Eddy Caekelberghs
Elections inquiétantes : le spectre de l’extrême droite en Europe
Il faut le rappeler haut et fort: le racisme et l’antisémitisme ne sont pas des opinions mais des délits!
Alors, on peut demander aux commentateurs (dont je suis) de ne pas se précipiter ou, au contraire, de ne pas hésiter (c’est selon) à qualifier tel ou tel acte – barbare souvent, criminel toujours – qui stigmatise, harasse voire pousse à la mort les personnes cibles de ces attentats. Parce que ce sont bel et bien des attentats à la personne. Systématiquement essentialisée. Attaquée pour ce qu’elle est – ou est supposée être – plutôt que pour ce qu’elle fait.
Que dire alors quant il s’agit de s’en prendre aux enfants? Violentés, violés, kidnappés, exhibés, bombardés, tués, brûlés… Sinon qu’il s’agit bien entendu de s’en prendre physiquement et symboliquement à la perpétuation d’une population donnée. Ce qui s’apparente aux intentions génocidaires. Ou de s’en prendre aux morts. Ces tombes juives profanées (peu importe le “mobile” supposé ou non), ces dépouilles souillées, démembrées, exhibées comme nous l’avons vécu ici et là-bas. Comme à l’époque du génocide des Tutsis ou des Arméniens. L’inhumanité dans toute son expression. Parce que s’en prendre aux morts, c’est clairement indiquer qu’il n’y a ni place ni respect pour les (sur)vivants du groupe donné.
S’en prendre aux deux bouts de l’existence – enfance et mort – c’est s’en prendre aux racines. C’est tuer l’autre.
S’en prendre aux deux bouts de l’existence – enfance et mort – c’est s’en prendre aux racines. C’est tuer l’autre. Cet “autre” que l’on voudrait extirper du “nous”, du “je”. Comme une fiction grammaticale. Et force est de constater qu’au-delà de ces prurits antisémites qui gagnent du terrain comme jamais et que l’on refuse souvent de voir, les résultats électoraux en Europe et aux alentours renvoient aux plus sombres pages du passé.
Après Bolsonaro au Brésil, l’homme de la déforestation et des antivax ; le populisme criminel de Maduro au Venezuela, guévariste à la petite semaine ; voici l’Argentine et son nouveau président qui disputera le trophée fake news à un Trump sur le retour vers la Maison Blanche. Et, chez nous, en Europe, revoici le spectre de l’ombre: aux Pays-Bas, au pays d’Anne Frank, l’extrême droite de Wilders remporte confortablement les élections. Après Meloni, première dame du pays de Mussolini, après la Hongrie de Viktor Orban, la crise sur l’état de droit en Espagne, les régimes pro-Poutine installés en Slovaquie ou en Serbie, tous les regards se tournent vers la France et la Belgique.
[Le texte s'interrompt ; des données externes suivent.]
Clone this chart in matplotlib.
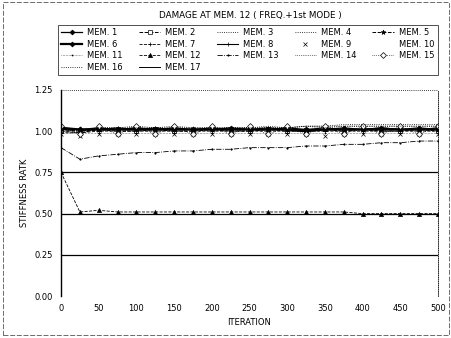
import matplotlib.pyplot as plt
from matplotlib.patches import Rectangle

iteration = list(range(0, 501, 25))

# stiffness ratio of each member, sampled every 25 iterations
mem1 = [1.02, 1.01, 1.02, 1.01, 1.02, 1.01, 1.02, 1.01, 1.01, 1.02, 1.01, 1.01, 1.02, 1.01, 1.01, 1.02, 1.01, 1.02, 1.01, 1.02, 1.01]
mem2 = [1.00, 0.99, 1.01, 1.00, 1.00, 1.01, 1.00, 1.00, 1.01, 1.00, 1.00, 1.01, 1.00, 1.00, 1.01, 1.00, 1.01, 1.00, 1.00, 1.01, 1.00]
mem3 = [1.01, 1.00, 1.02, 1.02, 1.03, 1.02, 1.03, 1.02, 1.02, 1.02, 1.02, 1.03, 1.02, 1.03, 1.03, 1.03, 1.03, 1.03, 1.03, 1.03, 1.03]
mem4 = [1.00, 1.00, 1.01, 1.01, 1.01, 1.01, 1.01, 1.01, 1.01, 1.02, 1.02, 1.02, 1.02, 1.03, 1.03, 1.04, 1.04, 1.04, 1.04, 1.04, 1.04]
mem5 = [1.01, 1.00, 1.01, 1.01, 1.02, 1.01, 1.01, 1.01, 1.01, 1.01, 1.01, 1.01, 1.01, 1.01, 1.01, 1.01, 1.01, 1.01, 1.01, 1.01, 1.01]
mem6 = [1.02, 1.01, 1.01, 1.01, 1.01, 1.01, 1.01, 1.01, 1.01, 1.01, 1.01, 1.01, 1.01, 1.00, 1.01, 1.01, 1.01, 1.01, 1.01, 1.01, 1.01]
mem7 = [0.99, 0.99, 1.00, 1.00, 1.00, 1.00, 1.00, 1.00, 1.00, 1.00, 1.00, 1.00, 1.00, 1.00, 1.00, 1.00, 1.00, 1.00, 1.00, 1.00, 1.00]
mem8 = [1.01, 1.01, 1.01, 1.02, 1.01, 1.02, 1.01, 1.01, 1.02, 1.01, 1.01, 1.02, 1.01, 1.01, 1.02, 1.01, 1.01, 1.02, 1.01, 1.01, 1.02]
mem9 = [0.98, 0.97, 0.98, 0.98, 0.98, 0.98, 0.98, 0.98, 0.98, 0.98, 0.98, 0.98, 0.98, 0.98, 0.97, 0.98, 0.98, 0.98, 0.98, 0.98, 0.98]
mem10 = [1.00, 1.00, 1.00, 1.00, 1.00, 1.00, 1.00, 1.00, 1.00, 1.00, 1.00, 1.00, 1.00, 1.00, 1.00, 1.00, 1.00, 1.00, 1.00, 1.00, 1.00]
mem11 = [0.99, 0.99, 0.99, 0.99, 0.99, 0.99, 0.99, 0.99, 0.99, 0.99, 0.99, 0.99, 0.99, 0.99, 0.99, 0.99, 0.99, 0.99, 0.99, 0.99, 0.99]
mem12 = [0.75, 0.51, 0.52, 0.51, 0.51, 0.51, 0.51, 0.51, 0.51, 0.51, 0.51, 0.51, 0.51, 0.51, 0.51, 0.51, 0.50, 0.50, 0.50, 0.50, 0.50]
mem13 = [0.90, 0.83, 0.85, 0.86, 0.87, 0.87, 0.88, 0.88, 0.89, 0.89, 0.90, 0.90, 0.90, 0.91, 0.91, 0.92, 0.92, 0.93, 0.93, 0.94, 0.94]
mem14 = [1.00, 1.01, 1.00, 1.01, 1.00, 1.01, 1.00, 1.01, 1.00, 1.01, 1.00, 1.01, 1.00, 1.01, 1.00, 1.01, 1.00, 1.01, 1.00, 1.01, 1.00]
mem15 = [1.03, 0.98, 1.03, 0.98, 1.03, 0.98, 1.03, 0.98, 1.03, 0.98, 1.03, 0.98, 1.03, 0.98, 1.03, 0.98, 1.03, 0.98, 1.03, 0.98, 1.03]
mem16 = [1.01, 1.00, 1.02, 1.02, 1.02, 1.02, 1.02, 1.02, 1.02, 1.02, 1.02, 1.02, 1.02, 1.03, 1.02, 1.03, 1.03, 1.03, 1.03, 1.03, 1.03]
mem17 = [1.01, 1.01, 1.01, 1.01, 1.01, 1.01, 1.01, 1.01, 1.01, 1.01, 1.01, 1.01, 1.01, 1.01, 1.01, 1.01, 1.01, 1.01, 1.01, 1.01, 1.01]

members = [mem1, mem2, mem3, mem4, mem5, mem6, mem7, mem8, mem9, mem10,
           mem11, mem12, mem13, mem14, mem15, mem16, mem17]
labels = ["MEM. %d" % (i + 1) for i in range(17)]

# (linestyle, linewidth, marker, markersize, markerfacecolor)
styles = [
    ("-", 0.9, "D", 2.5, "black"),
    ("--", 0.7, "s", 2.5, "white"),
    (":", 0.6, "", 0, "none"),
    (":", 0.6, "", 0, "none"),
    ("--", 0.7, "*", 3.5, "black"),
    ("-", 1.6, "D", 2.5, "black"),
    ("--", 0.6, "+", 3, "black"),
    ("-", 0.8, "|", 3, "black"),
    ("none", 0.6, "x", 2.5, "black"),
    ("none", 0.6, "", 0, "none"),
    (":", 0.4, ".", 1.5, "black"),
    ("--", 0.6, "^", 3, "black"),
    ("-.", 0.6, ".", 2, "black"),
    (":", 0.5, "", 0, "none"),
    (":", 0.5, "D", 3, "white"),
    (":", 0.6, "", 0, "none"),
    ("-", 0.7, "", 0, "none"),
]

plt.rcParams["font.family"] = "DejaVu Sans"
fig = plt.figure(figsize=(4.52, 3.38), dpi=100)
ax = fig.add_axes([0.135, 0.124, 0.834, 0.61])

handles = []
for vals, lab, (ls, lw, mk, ms, mfc) in zip(members, labels, styles):
    h, = ax.plot(iteration, vals, linestyle=ls, linewidth=lw, marker=mk,
                 markersize=ms, markerfacecolor=mfc, markeredgecolor="black",
                 markeredgewidth=0.5, color="black", label=lab)
    handles.append(h)

for yv in [0.25, 0.5, 0.75]:
    ax.axhline(yv, color="black", linewidth=0.9, zorder=0)
ax.axhline(1.25, color="black", linewidth=0.6, linestyle=(0, (1, 1.5)), zorder=0)

ax.set_xlim(0, 500)
ax.set_ylim(0, 1.25)
ax.set_xticks(range(0, 501, 50))
ax.set_yticks([0, 0.25, 0.5, 0.75, 1.0, 1.25])
ax.set_yticklabels(["0.00", "0.25", "0.50", "0.75", "1.00", "1.25"])
ax.tick_params(labelsize=6, length=0, pad=6)
for s in ["top", "bottom"]:
    ax.spines[s].set_visible(False)
ax.spines["left"].set_linewidth(1.0)
ax.spines["right"].set_linestyle((0, (1, 1.5)))
ax.spines["right"].set_linewidth(0.6)
ax.set_xlabel("ITERATION", fontsize=6, labelpad=3)
ax.set_ylabel("STIFFNESS RATK", fontsize=6, labelpad=4)

fig.text(0.555, 0.955, "DAMAGE AT MEM. 12 ( FREQ.+1st MODE )", ha="center",
         va="center", fontsize=6.3)

# legend fills column by column; reorder so members read across the rows
ncol = 5
order = [i for c in range(ncol) for i in range(c, len(handles), ncol)]
leg = fig.legend(handles=[handles[i] for i in order], ncol=ncol, loc="upper left",
                 bbox_to_anchor=(0.128, 0.755, 0.84, 0.17), mode="expand",
                 fontsize=6, frameon=True, fancybox=False, edgecolor="black",
                 handlelength=2.6, handletextpad=0.6, borderpad=0.35,
                 labelspacing=0.3, columnspacing=0.8, borderaxespad=0)
leg.get_frame().set_linewidth(0.6)

fig.patches.append(Rectangle((0.006, 0.008), 0.988, 0.985, transform=fig.transFigure,
                             fill=False, edgecolor="#555555", linewidth=0.6,
                             linestyle=(0, (6, 2))))

fig.savefig("out.png", dpi=100)
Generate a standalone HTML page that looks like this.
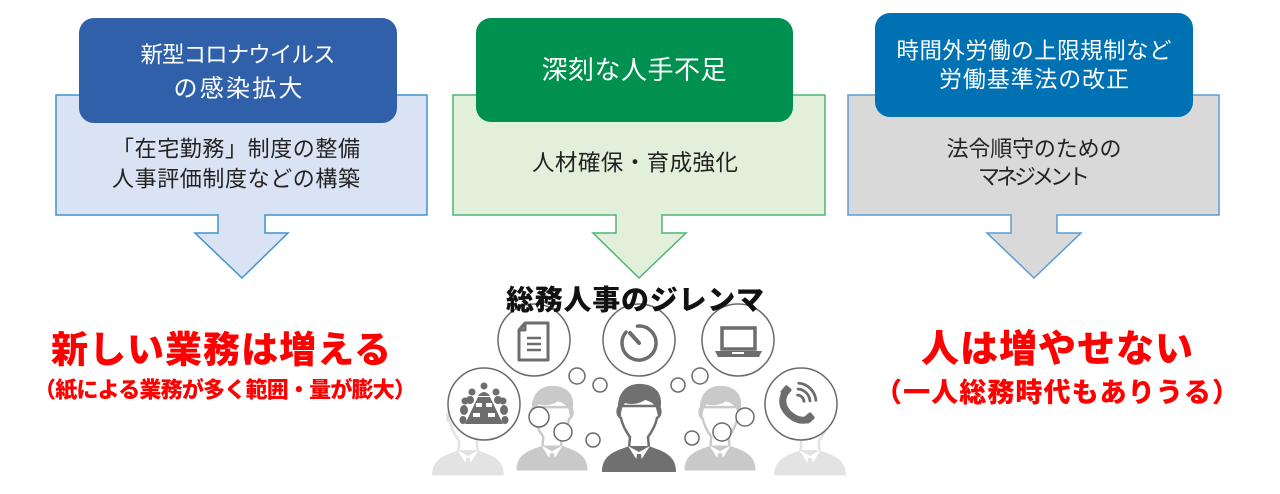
<!DOCTYPE html>
<html><head><meta charset="utf-8">
<style>
html,body{margin:0;padding:0;background:#fff;}
svg{display:block;}
text{font-family:"Liberation Sans","Noto Sans CJK JP",sans-serif;}
</style></head>
<body>
<svg width="1280" height="494" viewBox="0 0 1280 494" xmlns="http://www.w3.org/2000/svg">
<!-- Left box -->
<polygon points="56,95 427,95 427,215 265,215 265,233 288,233 242,278 195,233 218,233 218,215 56,215" fill="#dae3f3" stroke="#3f93cf" stroke-width="1.5"/>
<rect x="79" y="18" width="318" height="105" rx="15" fill="#3060aa"/>
<text x="238" y="55" font-size="22.5" fill="#fff" text-anchor="middle" dominant-baseline="central" textLength="195">新型コロナウイルス</text>
<text x="238" y="89" font-size="24" fill="#fff" text-anchor="middle" dominant-baseline="central" textLength="129">の感染拡大</text>
<text x="236" y="149" font-size="22" fill="#222" text-anchor="middle" dominant-baseline="central" textLength="248">「在宅勤務」制度の整備</text>
<text x="236" y="179" font-size="22" fill="#222" text-anchor="middle" dominant-baseline="central" textLength="248">人事評価制度などの構築</text>

<!-- Middle box -->
<polygon points="453,95 825,95 825,215 662,215 662,233 686,233 639,278 593,233 616,233 616,215 453,215" fill="#e2efda" stroke="#4db575" stroke-width="1.5"/>
<rect x="476" y="18" width="317" height="104" rx="15" fill="#00904f"/>
<text x="634" y="70" font-size="26" fill="#fff" text-anchor="middle" dominant-baseline="central" textLength="185">深刻な人手不足</text>
<text x="635" y="163" font-size="22.5" fill="#222" text-anchor="middle" dominant-baseline="central" textLength="206">人材確保・育成強化</text>

<!-- Right box -->
<polygon points="848,95 1219,95 1219,215 1057,215 1057,233 1081,233 1034,278 987,233 1011,233 1011,215 848,215" fill="#d9d9d9" stroke="#5b9bd5" stroke-width="1.5"/>
<rect x="875" y="13" width="318" height="104" rx="15" fill="#0071b3"/>
<text x="1034" y="51" font-size="22.5" fill="#fff" text-anchor="middle" dominant-baseline="central" textLength="275">時間外労働の上限規制など</text>
<text x="1034" y="79" font-size="23" fill="#fff" text-anchor="middle" dominant-baseline="central" textLength="190">労働基準法の改正</text>
<text x="1034" y="149" font-size="22" fill="#222" text-anchor="middle" dominant-baseline="central" textLength="175">法令順守のための</text>
<text x="1034" y="177" font-size="22" fill="#222" text-anchor="middle" dominant-baseline="central" textLength="112">マネジメント</text>

<!-- Red texts -->
<text x="221" y="350" font-size="37" font-weight="900" fill="#ff0000" text-anchor="middle" dominant-baseline="central" textLength="340">新しい業務は増える</text>
<text x="225" y="390" font-size="22" font-weight="900" fill="#ff0000" text-anchor="middle" dominant-baseline="central" textLength="382">（紙による業務が多く範囲・量が膨大）</text>
<text x="1057" y="350" font-size="38" font-weight="900" fill="#ff0000" text-anchor="middle" dominant-baseline="central" textLength="272">人は増やせない</text>
<text x="1057" y="393" font-size="27" font-weight="900" fill="#ff0000" text-anchor="middle" dominant-baseline="central" textLength="364">（一人総務時代もありうる）</text>

<!-- Persons -->
<g transform="translate(468,390) scale(0.97)" style="color:#e3e3e3">
  <path d="M -18 22 C -22 22 -23 31 -18 34 C -16 44 -11 50 -9 53 L -10 64 L 10 64 L 9 53 C 11 50 16 44 18 34 C 23 31 22 22 18 22 Z" fill="#fff" stroke="currentColor" stroke-width="2.5"/>
  <path d="M -20 32 C -24 14 -16 1 -2 0 C 12 -1 22 6 22 18 C 22 24 21 28 19 32 L 17 24 C 15 19 10 17 6 16 C 0 20 -8 21 -14 19 C -17 23 -18 27 -18 32 Z" fill="currentColor"/>
  <path d="M -37 88 C -37 75 -30 69 -15 64 L -10 62 L 10 62 L 15 64 C 30 69 37 75 37 88 Z" fill="currentColor"/>
  <polygon points="-11,62 -2,76 0,70 2,76 11,62 0,68" fill="#fff"/>
  <polygon points="-2,70 2,70 3.5,82 0,88 -3.5,82" fill="currentColor"/>
</g>
<g transform="translate(810,390) scale(0.97)" style="color:#e3e3e3">
  <path d="M -18 22 C -22 22 -23 31 -18 34 C -16 44 -11 50 -9 53 L -10 64 L 10 64 L 9 53 C 11 50 16 44 18 34 C 23 31 22 22 18 22 Z" fill="#fff" stroke="currentColor" stroke-width="2.5"/>
  <path d="M -20 32 C -24 14 -16 1 -2 0 C 12 -1 22 6 22 18 C 22 24 21 28 19 32 L 17 24 C 15 19 10 17 6 16 C 0 20 -8 21 -14 19 C -17 23 -18 27 -18 32 Z" fill="currentColor"/>
  <path d="M -37 88 C -37 75 -30 69 -15 64 L -10 62 L 10 62 L 15 64 C 30 69 37 75 37 88 Z" fill="currentColor"/>
  <polygon points="-11,62 -2,76 0,70 2,76 11,62 0,68" fill="#fff"/>
  <polygon points="-2,70 2,70 3.5,82 0,88 -3.5,82" fill="currentColor"/>
</g>
<g transform="translate(552,386) scale(0.96)" style="color:#c9c9c9">
  <path d="M -18 22 C -22 22 -23 31 -18 34 C -16 44 -11 50 -9 53 L -10 64 L 10 64 L 9 53 C 11 50 16 44 18 34 C 23 31 22 22 18 22 Z" fill="#fff" stroke="currentColor" stroke-width="2.5"/>
  <path d="M -20 32 C -24 14 -16 1 -2 0 C 12 -1 22 6 22 18 C 22 24 21 28 19 32 L 17 24 C 15 19 10 17 6 16 C 0 20 -8 21 -14 19 C -17 23 -18 27 -18 32 Z" fill="currentColor"/>
  <path d="M -37 88 C -37 75 -30 69 -15 64 L -10 62 L 10 62 L 15 64 C 30 69 37 75 37 88 Z" fill="currentColor"/>
  <polygon points="-11,62 -2,76 0,70 2,76 11,62 0,68" fill="#fff"/>
  <polygon points="-2,70 2,70 3.5,82 0,88 -3.5,82" fill="currentColor"/>
</g>
<g transform="translate(720,386) scale(0.96)" style="color:#c9c9c9">
  <path d="M -18 22 C -22 22 -23 31 -18 34 C -16 44 -11 50 -9 53 L -10 64 L 10 64 L 9 53 C 11 50 16 44 18 34 C 23 31 22 22 18 22 Z" fill="#fff" stroke="currentColor" stroke-width="2.5"/>
  <path d="M -20 32 C -24 14 -16 1 -2 0 C 12 -1 22 6 22 18 C 22 24 21 28 19 32 L 17 24 C 15 19 10 17 6 16 C 0 20 -8 21 -14 19 C -17 23 -18 27 -18 32 Z" fill="currentColor"/>
  <path d="M -37 88 C -37 75 -30 69 -15 64 L -10 62 L 10 62 L 15 64 C 30 69 37 75 37 88 Z" fill="currentColor"/>
  <polygon points="-11,62 -2,76 0,70 2,76 11,62 0,68" fill="#fff"/>
  <polygon points="-2,70 2,70 3.5,82 0,88 -3.5,82" fill="currentColor"/>
</g>
<g transform="translate(639,384)" style="color:#707070">
  <path d="M -18 22 C -22 22 -23 31 -18 34 C -16 44 -11 50 -9 53 L -10 64 L 10 64 L 9 53 C 11 50 16 44 18 34 C 23 31 22 22 18 22 Z" fill="#fff" stroke="currentColor" stroke-width="2.5"/>
  <path d="M -20 32 C -24 14 -16 1 -2 0 C 12 -1 22 6 22 18 C 22 24 21 28 19 32 L 17 24 C 15 19 10 17 6 16 C 0 20 -8 21 -14 19 C -17 23 -18 27 -18 32 Z" fill="currentColor"/>
  <path d="M -37 88 C -37 75 -30 69 -15 64 L -10 62 L 10 62 L 15 64 C 30 69 37 75 37 88 Z" fill="currentColor"/>
  <polygon points="-11,62 -2,76 0,70 2,76 11,62 0,68" fill="#fff"/>
  <polygon points="-2,70 2,70 3.5,82 0,88 -3.5,82" fill="currentColor"/>
</g>

<!-- Big circles -->
<g fill="#fff" stroke="#6a6a6a" stroke-width="1.5">
  <circle cx="534" cy="340" r="36"/>
  <circle cx="639" cy="340" r="36"/>
  <circle cx="738" cy="340" r="36"/>
  <circle cx="484" cy="404" r="36"/>
  <circle cx="801" cy="404" r="36"/>
</g>
<!-- Small bubbles -->
<g fill="#fff" stroke="#6a6a6a" stroke-width="1.5">
  <circle cx="577" cy="376" r="8"/>
  <circle cx="600" cy="385" r="7"/>
  <circle cx="539" cy="417" r="10"/>
  <circle cx="563" cy="432" r="9"/>
  <circle cx="593" cy="440" r="7"/>
  <circle cx="678" cy="385" r="7"/>
  <circle cx="700" cy="376" r="8"/>
  <circle cx="692" cy="438" r="7"/>
  <circle cx="722" cy="432" r="9"/>
  <circle cx="745" cy="417" r="9"/>
</g>

<!-- Document icon -->
<g stroke="#6d6d6d" fill="none" stroke-width="3" stroke-linejoin="round">
  <path d="M 525 323 L 548 323 L 548 360 L 519 360 L 519 330 Z"/>
  <path d="M 525 323 L 525 330 L 519 330"/>
  <line x1="527" y1="338" x2="541" y2="338" stroke-width="2.5"/>
  <line x1="527" y1="344" x2="541" y2="344" stroke-width="2.5"/>
  <line x1="527" y1="350" x2="541" y2="350" stroke-width="2.5"/>
</g>
<!-- Timer icon -->
<g stroke="#6d6d6d" fill="none" stroke-width="3.5" stroke-linecap="round">
  <path d="M 637.5 326.1 A 17 17 0 1 1 626 332.1"/>
  <line x1="639" y1="343" x2="630" y2="333" stroke-width="4"/>
</g>
<!-- Laptop icon -->
<g>
  <rect x="722" y="328" width="33" height="21" fill="none" stroke="#6d6d6d" stroke-width="3.5"/>
  <polygon points="715,351 762,351 759,357 718,357" fill="#6d6d6d"/>
  <rect x="732" y="352" width="12" height="2" fill="#fff"/>
</g>
<!-- Meeting icon -->
<g fill="#6d6d6d">
  <circle cx="484" cy="386" r="3.5"/>
  <path d="M 478 396 Q 484 388 490 396 Z"/>
  <circle cx="472" cy="392" r="3.5"/>
  <circle cx="496" cy="392" r="3.5"/>
  <circle cx="465" cy="401" r="3.5"/>
  <circle cx="503" cy="401" r="3.5"/>
  <ellipse cx="470" cy="400" rx="4" ry="4"/>
  <ellipse cx="498" cy="400" rx="4" ry="4"/>
  <ellipse cx="464" cy="410" rx="4" ry="5"/>
  <ellipse cx="504" cy="410" rx="4" ry="5"/>
  <ellipse cx="463" cy="420" rx="3.5" ry="4"/>
  <ellipse cx="505" cy="420" rx="3.5" ry="4"/>
  <polygon points="478,397 490,397 503,424 465,424"/>
  <rect x="476" y="403" width="6" height="4" fill="#fff"/>
  <rect x="486" y="403" width="6" height="4" fill="#fff"/>
  <rect x="473" y="413" width="7" height="4" fill="#fff"/>
  <rect x="488" y="413" width="7" height="4" fill="#fff"/>
</g>
<!-- Phone icon -->
<g stroke="#6d6d6d" fill="none" stroke-linecap="round">
  <path d="M 785 393 Q 779 404 789 414 Q 799 423 809 419" stroke-width="7"/>
  <path d="M 797.6 395 A 7 7 0 0 1 804 401.4" stroke-width="2.8"/>
  <path d="M 798.1 389 A 13 13 0 0 1 810 400.9" stroke-width="2.8"/>
  <path d="M 798.7 383.1 A 19 19 0 0 1 815.9 400.3" stroke-width="2.8"/>
</g>
<g fill="#6d6d6d">
  <rect x="781" y="387" width="10" height="8" rx="2" transform="rotate(-50 786 391)"/>
  <rect x="804" y="414" width="10" height="8" rx="2" transform="rotate(-40 809 418)"/>
</g>

<!-- Title -->
<text x="635" y="300" font-size="28" font-weight="900" fill="#111" text-anchor="middle" dominant-baseline="central" textLength="258">総務人事のジレンマ</text>
</svg>
</body></html>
Immunisés? Nous ne le sommes pas. Ni la France, qui pourrait voir Marine Le Pen au perron de l’Elysée, ni la Belgique qui pourrait voir, au nord, les fascistes du Vlaams Belang être le premier parti avec la tentation d’un gouvernement flamand avec la N-VA. Même si Bart De Wever s’en défend, certains dans son parti n’excluent pas cette formule de gouvernement régional à fort impact sur la constitution d’une majorité fédérale.
On peut gloser à l’infini sur les raisons qui poussent, de gauche à droite, les électeurs à secréter un vote protestataire aussi désolant que dangereux. Mais le constat est là: on ne bâtit manifestement pas le futur avec l’histoire du passé. Le “plus jamais ça” a vécu, hélas. Veillons à ne pas reproduire l’adresse du pasteur allemand antinazi Martin Niemöller en 1946: “Quand les nazis sont venus chercher les communistes, je n’ai rien dit, je n’étais pas communiste. Quand ils ont enfermé les sociaux-démocrates, je n’ai rien dit, je n’étais pas social-démocrate. Quand ils sont venus chercher les syndicalistes, je n’ai rien dit, je n’étais pas syndicaliste. Quand ils sont venus me chercher, il ne restait plus personne pour protester”.